Of course, being nicknamed the “Pool of Death” doesn’t stop people from taking a dip:

LIHUE, Hawaii (Associated Press) — Travel guidebooks call Kipu Falls “a glorious little hidden place” and a “swimming hole extraordinaire.” But the alluring beauty of the waterfall and natural pool conceals a deadly side.

Five visitors have drowned at Kipu Falls in the past five years, including two since December. In most of the cases, the swimmers jumped off the top of the waterfall into the pool of blue-green water about 20 feet below, then were pulled to their deaths while attempting to swim to the shore.
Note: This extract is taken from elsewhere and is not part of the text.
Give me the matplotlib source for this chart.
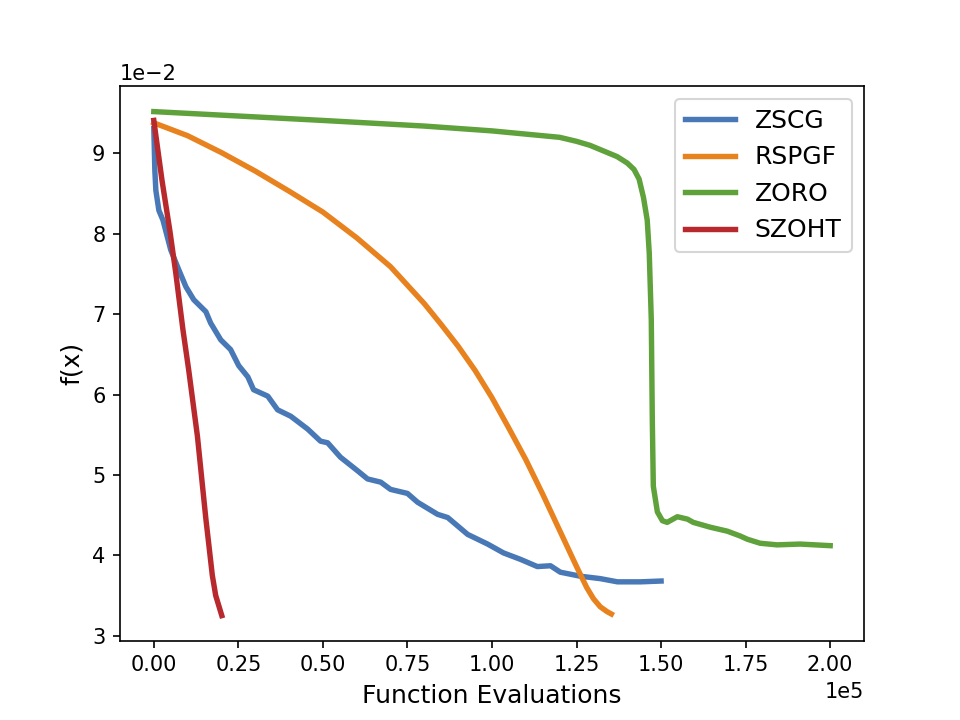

Others have suffered chest injuries, rope burns, perforated eardrums and broken and sprained ankles. A teenage girl was paralyzed after jumping there.


  1. There’s a really deadly phenomenon that occurs mostly in freshwater turbulent pools in mountain rivers. The water is so aerated that it actually becomes less dense than a swimmer’s body and people sink like stones. The irony of course is that there’s actually enough air in the water to breathe, but the way it’s dispersed in almost microscopic bubbles means that lungs can’t process it and you drown. I wonder if any of that effect is happening here in (admittedly denser and thus safer) saltwater. Of course, “Pool of Death” really ought to be warning enough.